Don Voros, who oversees four national wildlife refuges in southwestern Louisiana, said a stretch of debris spanning six miles across Sabine reflects a mix of industrial and household waste from areas flattened by Rita.
"Hurricane Rita has dealt all of southwestern Louisiana a pretty bad hand, and we're trying to recover from that," he said. "There are some unpleasant things in the refuge we've never had to deal with. . . . More and more of it is sinking into the marsh, and it's going to be harder and more expensive to clean it up."
Asked whether agency officials have enough money to clean up the refuges, Voros responded, "We don't. There's just not enough resources to go around."
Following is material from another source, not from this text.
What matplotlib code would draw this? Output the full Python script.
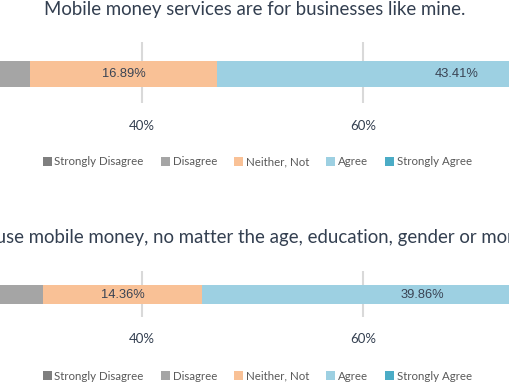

Government officials estimate the two hurricanes took a toll of up to $250 million on national wildlife refuges. Congress has appropriated $30 million for cleanup and repair so far and is considering whether to grant the Bush administration's recent request for an additional $132 million in emergency funding.
"There is a critical need to get that money on the ground and start moving," said Evan Hirsch, who chairs the Cooperative Alliance for Refuge Enhancement, a nonprofit coalition. "We're going to have a national wildlife refuge looking like a Superfund site."
All four wildlife refuges in southwestern Louisiana are now closed to the public, but federal officials hope to reopen Lacassine National Wildlife Refuge by March 15. Sabine, which may experience a widespread fish kill this summer because of the dead vegetation in its waters, was especially vulnerable to Rita because it lies near oil and gas platforms that were damaged by the hurricane.
Voros -- who gave a tour of refuge damage this week to aides from the Senate Environment and Public Works Committee and the House Resources Committee -- is considering appealing for Superfund money, but first he is seeking state and federal money that would not have to be repaid.
"It's not like we're here sitting on our hands," he said. "There are a lot of people trying to figure out how to make this [cleanup] happen."